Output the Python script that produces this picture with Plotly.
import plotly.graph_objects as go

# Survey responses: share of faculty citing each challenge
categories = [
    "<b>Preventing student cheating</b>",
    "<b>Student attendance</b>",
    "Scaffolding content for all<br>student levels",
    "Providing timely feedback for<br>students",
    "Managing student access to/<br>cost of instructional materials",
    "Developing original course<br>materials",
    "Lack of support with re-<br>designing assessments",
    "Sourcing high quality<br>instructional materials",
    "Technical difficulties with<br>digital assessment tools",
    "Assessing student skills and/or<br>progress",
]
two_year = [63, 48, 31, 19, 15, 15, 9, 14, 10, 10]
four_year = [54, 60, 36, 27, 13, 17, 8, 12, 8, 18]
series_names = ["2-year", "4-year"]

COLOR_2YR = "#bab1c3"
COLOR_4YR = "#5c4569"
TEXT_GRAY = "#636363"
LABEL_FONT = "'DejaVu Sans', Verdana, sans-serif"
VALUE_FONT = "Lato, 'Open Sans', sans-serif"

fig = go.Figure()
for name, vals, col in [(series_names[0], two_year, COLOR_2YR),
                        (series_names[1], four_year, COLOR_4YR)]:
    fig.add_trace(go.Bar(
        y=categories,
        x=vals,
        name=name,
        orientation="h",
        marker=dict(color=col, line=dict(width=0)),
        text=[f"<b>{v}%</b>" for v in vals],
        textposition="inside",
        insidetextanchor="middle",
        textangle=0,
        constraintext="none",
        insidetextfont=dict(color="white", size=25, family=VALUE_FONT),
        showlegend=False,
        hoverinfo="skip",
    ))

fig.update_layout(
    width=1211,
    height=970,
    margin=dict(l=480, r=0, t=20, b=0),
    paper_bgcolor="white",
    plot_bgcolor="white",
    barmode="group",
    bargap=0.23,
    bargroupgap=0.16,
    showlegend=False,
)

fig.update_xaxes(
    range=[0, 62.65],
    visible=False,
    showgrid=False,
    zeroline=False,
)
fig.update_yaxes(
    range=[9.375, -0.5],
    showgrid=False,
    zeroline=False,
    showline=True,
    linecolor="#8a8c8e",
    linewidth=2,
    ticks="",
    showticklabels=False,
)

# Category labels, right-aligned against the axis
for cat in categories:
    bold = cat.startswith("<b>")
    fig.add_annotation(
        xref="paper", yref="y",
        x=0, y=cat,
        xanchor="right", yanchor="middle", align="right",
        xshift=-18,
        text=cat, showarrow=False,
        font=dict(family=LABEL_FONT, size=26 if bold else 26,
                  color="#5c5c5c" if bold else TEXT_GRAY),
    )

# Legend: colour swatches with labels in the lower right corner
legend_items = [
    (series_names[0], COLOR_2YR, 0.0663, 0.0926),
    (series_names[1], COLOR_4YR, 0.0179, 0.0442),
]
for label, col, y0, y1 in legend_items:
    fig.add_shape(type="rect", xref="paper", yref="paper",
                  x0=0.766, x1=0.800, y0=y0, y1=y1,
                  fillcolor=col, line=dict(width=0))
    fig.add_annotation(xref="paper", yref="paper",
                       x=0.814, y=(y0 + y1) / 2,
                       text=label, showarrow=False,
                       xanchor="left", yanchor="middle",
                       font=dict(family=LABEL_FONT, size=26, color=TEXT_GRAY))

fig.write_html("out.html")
* * *
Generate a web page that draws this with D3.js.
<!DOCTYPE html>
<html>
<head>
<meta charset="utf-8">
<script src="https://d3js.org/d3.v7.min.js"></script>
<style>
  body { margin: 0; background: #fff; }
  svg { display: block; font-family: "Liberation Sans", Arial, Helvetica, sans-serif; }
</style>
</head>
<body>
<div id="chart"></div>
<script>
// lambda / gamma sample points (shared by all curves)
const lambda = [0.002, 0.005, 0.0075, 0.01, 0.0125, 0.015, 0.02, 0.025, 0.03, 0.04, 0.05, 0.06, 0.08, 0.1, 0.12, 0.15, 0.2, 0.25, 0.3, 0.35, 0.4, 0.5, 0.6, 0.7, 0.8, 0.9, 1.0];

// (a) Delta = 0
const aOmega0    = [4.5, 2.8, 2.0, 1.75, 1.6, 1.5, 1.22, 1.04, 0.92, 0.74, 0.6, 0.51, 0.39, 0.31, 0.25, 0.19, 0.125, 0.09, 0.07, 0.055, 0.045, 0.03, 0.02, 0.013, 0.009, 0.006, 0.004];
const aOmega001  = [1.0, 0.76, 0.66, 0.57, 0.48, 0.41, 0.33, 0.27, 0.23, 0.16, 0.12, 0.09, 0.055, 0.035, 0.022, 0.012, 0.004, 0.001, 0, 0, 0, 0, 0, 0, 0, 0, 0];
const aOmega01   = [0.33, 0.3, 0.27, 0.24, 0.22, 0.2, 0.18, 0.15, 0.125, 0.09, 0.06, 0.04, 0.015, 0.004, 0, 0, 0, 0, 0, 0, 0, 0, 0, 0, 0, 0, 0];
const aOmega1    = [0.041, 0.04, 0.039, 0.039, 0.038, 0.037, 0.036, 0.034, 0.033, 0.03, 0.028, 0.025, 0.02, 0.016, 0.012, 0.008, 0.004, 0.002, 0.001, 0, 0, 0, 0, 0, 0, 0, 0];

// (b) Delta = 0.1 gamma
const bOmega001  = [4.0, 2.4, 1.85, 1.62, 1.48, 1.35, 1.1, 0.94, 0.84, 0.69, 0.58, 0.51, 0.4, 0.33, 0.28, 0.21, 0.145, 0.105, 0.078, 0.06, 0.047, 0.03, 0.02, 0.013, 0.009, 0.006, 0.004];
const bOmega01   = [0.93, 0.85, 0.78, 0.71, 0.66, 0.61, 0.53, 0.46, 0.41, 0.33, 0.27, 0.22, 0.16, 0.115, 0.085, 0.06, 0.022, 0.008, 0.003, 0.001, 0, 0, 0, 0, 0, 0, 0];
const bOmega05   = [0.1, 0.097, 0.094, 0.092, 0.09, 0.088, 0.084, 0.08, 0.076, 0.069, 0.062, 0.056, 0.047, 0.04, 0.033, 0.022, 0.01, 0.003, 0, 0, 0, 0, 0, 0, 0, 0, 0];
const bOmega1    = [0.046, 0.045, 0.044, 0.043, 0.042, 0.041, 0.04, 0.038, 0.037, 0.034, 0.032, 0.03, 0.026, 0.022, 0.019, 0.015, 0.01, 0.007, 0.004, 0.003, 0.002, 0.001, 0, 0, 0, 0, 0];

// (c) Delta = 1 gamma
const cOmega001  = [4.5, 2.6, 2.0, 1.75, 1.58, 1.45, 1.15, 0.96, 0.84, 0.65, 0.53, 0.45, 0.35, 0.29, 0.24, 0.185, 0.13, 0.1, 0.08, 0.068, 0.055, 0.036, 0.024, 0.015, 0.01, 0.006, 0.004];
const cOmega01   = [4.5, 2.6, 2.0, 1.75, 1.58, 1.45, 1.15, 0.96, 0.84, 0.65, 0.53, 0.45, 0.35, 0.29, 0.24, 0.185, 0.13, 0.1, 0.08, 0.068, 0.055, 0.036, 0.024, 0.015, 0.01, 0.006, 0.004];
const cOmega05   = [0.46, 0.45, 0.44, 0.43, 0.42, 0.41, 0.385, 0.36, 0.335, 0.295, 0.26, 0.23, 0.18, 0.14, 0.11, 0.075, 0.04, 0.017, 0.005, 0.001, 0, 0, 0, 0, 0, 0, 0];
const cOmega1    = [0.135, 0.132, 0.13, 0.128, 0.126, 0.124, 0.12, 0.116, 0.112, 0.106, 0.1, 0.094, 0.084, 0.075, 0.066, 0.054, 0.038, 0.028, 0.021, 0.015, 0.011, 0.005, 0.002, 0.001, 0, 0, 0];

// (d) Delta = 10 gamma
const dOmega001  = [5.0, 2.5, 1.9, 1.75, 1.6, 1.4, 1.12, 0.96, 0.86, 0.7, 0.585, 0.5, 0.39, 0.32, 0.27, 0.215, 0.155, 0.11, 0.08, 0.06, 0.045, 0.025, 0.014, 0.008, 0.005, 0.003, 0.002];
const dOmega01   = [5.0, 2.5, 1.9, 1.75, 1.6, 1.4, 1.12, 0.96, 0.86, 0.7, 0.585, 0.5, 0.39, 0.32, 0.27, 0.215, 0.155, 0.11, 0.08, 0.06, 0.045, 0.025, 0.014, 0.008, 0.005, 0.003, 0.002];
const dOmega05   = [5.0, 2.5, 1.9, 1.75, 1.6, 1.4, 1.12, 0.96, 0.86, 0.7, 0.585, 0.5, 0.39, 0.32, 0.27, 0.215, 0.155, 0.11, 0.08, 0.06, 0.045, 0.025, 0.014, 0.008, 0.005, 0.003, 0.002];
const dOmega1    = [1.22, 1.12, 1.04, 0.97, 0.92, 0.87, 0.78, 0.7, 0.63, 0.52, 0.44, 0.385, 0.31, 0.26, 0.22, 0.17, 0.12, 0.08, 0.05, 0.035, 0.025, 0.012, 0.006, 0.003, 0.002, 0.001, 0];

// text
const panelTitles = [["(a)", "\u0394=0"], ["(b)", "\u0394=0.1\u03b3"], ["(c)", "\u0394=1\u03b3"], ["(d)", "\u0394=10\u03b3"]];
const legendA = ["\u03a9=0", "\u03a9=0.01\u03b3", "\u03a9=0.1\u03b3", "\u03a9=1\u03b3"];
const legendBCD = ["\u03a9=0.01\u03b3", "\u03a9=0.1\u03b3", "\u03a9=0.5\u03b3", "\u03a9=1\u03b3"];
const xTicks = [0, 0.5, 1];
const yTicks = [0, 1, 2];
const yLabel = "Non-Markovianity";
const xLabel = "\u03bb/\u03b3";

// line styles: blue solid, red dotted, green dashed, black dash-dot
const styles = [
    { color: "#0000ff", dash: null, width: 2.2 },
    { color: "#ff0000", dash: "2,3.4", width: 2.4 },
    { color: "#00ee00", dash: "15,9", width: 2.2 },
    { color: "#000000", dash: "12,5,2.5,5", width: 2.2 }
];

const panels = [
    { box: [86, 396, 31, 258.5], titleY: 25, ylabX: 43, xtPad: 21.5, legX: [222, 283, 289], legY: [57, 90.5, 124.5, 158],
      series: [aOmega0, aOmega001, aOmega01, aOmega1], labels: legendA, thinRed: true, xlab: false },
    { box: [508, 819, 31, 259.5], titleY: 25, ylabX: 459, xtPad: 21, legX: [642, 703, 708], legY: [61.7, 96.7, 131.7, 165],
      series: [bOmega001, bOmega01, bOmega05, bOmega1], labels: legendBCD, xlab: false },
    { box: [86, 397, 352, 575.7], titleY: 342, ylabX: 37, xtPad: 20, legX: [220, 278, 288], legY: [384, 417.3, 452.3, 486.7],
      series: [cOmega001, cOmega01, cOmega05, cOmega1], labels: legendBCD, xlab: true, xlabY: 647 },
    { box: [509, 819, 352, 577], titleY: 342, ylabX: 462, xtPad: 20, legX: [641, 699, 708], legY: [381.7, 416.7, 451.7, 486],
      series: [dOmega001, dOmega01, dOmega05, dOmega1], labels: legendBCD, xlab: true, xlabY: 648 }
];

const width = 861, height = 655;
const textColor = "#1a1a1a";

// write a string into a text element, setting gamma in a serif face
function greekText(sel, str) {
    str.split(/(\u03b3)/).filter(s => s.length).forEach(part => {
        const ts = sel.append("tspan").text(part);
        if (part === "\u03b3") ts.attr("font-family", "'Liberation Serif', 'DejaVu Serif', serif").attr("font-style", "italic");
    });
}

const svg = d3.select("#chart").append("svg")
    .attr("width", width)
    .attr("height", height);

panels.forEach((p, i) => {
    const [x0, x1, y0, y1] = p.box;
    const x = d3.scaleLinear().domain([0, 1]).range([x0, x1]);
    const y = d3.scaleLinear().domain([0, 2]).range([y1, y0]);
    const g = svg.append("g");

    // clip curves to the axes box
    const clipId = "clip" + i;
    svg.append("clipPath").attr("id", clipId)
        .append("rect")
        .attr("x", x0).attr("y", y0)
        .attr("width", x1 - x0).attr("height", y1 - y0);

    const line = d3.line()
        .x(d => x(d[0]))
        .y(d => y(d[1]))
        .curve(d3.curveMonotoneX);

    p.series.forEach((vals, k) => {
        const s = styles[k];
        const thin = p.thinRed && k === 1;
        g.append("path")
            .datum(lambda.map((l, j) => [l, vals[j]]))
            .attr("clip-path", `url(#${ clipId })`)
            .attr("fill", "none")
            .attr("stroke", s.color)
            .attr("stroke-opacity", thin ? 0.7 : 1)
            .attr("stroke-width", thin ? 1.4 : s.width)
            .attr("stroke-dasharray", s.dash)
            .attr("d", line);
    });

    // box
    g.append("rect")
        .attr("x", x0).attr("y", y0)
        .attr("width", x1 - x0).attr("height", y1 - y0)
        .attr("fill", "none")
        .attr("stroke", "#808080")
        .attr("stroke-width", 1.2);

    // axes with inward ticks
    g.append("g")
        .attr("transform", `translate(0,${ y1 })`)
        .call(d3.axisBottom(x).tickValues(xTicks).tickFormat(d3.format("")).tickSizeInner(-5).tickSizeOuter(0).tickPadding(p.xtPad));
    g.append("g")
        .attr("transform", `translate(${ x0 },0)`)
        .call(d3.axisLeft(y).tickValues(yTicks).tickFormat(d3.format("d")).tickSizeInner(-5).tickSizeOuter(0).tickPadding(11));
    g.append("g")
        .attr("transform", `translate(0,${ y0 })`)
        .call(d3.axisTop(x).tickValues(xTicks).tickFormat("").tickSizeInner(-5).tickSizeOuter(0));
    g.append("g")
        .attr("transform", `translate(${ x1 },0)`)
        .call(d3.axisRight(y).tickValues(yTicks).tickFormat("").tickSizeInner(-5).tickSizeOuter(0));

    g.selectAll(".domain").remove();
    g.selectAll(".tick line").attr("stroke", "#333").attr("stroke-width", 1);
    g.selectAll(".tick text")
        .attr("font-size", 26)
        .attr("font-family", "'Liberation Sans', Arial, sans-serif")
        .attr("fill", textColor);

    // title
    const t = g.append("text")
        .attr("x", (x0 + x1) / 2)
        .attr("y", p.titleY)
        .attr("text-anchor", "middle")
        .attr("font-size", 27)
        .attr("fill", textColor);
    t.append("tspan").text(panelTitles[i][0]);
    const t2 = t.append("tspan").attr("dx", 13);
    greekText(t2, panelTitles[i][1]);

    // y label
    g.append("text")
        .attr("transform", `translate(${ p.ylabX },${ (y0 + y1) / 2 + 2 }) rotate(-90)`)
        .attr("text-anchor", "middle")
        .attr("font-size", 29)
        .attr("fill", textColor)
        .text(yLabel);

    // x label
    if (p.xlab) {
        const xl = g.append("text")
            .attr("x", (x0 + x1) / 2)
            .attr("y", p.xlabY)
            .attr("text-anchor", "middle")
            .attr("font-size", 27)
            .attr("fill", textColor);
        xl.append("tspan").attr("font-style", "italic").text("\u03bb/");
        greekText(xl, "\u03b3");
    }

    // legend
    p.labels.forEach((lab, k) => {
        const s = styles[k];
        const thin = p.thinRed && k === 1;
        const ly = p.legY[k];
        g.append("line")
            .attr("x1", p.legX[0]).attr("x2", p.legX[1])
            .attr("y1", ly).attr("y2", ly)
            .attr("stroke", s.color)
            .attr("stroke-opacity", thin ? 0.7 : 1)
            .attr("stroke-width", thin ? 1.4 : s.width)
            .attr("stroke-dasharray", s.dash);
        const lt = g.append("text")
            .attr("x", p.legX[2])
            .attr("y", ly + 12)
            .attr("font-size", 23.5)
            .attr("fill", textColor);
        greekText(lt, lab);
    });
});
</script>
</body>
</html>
...
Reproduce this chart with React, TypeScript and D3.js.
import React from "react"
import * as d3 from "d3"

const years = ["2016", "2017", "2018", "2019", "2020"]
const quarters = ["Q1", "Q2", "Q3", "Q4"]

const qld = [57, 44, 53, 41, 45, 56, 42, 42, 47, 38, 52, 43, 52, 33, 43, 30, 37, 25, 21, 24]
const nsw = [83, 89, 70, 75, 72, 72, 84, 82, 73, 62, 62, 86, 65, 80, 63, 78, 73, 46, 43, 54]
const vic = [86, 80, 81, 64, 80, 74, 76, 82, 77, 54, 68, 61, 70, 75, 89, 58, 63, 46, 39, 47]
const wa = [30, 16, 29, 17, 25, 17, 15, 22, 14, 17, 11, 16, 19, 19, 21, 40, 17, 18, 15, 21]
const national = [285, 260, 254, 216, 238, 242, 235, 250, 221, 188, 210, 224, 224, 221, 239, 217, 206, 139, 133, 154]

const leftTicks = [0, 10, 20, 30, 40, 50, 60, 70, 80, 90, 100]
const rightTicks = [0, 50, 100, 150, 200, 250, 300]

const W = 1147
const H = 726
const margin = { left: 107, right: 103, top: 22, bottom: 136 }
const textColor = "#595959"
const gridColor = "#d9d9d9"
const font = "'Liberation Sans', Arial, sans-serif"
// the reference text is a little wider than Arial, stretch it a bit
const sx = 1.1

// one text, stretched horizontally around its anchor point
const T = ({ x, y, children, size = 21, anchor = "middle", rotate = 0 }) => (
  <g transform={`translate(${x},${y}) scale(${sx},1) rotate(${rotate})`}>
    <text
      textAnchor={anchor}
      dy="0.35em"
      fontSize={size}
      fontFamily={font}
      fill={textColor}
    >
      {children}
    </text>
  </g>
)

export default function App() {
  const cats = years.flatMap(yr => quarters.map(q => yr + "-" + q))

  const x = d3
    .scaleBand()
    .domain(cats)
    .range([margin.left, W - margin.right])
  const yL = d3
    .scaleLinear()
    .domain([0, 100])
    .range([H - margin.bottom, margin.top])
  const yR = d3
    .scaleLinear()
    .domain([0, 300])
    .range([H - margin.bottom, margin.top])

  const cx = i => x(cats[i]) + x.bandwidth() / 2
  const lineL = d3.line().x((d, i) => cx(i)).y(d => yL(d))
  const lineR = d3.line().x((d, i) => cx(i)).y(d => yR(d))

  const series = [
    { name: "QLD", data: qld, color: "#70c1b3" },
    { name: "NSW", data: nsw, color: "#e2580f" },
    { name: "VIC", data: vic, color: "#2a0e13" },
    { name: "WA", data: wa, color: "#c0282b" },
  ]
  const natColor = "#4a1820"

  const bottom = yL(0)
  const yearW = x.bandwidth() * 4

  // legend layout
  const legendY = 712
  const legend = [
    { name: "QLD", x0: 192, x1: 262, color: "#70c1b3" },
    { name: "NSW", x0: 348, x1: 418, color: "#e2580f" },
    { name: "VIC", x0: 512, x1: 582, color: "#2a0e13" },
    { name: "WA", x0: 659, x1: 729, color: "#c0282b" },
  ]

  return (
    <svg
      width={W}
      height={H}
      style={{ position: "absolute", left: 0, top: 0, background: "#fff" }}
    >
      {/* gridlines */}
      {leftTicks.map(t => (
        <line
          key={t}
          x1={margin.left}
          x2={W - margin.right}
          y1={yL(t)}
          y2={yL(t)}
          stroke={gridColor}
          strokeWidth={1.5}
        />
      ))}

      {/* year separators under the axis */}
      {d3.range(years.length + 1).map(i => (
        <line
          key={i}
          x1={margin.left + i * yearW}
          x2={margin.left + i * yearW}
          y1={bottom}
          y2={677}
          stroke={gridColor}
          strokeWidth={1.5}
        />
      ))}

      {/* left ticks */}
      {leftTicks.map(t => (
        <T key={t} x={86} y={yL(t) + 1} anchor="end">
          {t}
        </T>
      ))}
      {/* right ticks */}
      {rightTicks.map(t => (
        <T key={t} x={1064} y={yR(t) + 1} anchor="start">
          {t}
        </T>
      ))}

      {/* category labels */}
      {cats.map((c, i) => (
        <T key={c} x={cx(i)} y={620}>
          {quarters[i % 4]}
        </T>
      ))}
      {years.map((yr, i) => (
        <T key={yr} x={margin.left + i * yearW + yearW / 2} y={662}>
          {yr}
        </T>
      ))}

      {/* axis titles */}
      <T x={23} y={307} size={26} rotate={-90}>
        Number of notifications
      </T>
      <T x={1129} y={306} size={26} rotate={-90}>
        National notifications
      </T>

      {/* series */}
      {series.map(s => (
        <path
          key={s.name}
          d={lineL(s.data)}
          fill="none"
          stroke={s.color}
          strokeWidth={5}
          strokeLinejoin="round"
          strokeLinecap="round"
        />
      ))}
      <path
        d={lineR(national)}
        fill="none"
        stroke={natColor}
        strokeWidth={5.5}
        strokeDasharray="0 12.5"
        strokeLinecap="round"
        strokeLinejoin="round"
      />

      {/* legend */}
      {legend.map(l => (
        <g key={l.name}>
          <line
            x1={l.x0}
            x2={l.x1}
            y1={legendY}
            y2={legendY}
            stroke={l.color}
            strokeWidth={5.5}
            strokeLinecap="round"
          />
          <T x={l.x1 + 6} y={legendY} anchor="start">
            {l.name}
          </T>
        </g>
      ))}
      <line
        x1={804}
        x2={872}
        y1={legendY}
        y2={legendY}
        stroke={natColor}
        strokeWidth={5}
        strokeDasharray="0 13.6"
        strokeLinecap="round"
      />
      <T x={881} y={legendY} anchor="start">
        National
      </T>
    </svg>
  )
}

Work to do: Nothing but the lines from the one with "Output the Python" through the one with "import plotly.graph_objects as go" should be repeated, and each exactly.

Response to the task:
Output the Python script that produces this picture with Plotly.
import plotly.graph_objects as go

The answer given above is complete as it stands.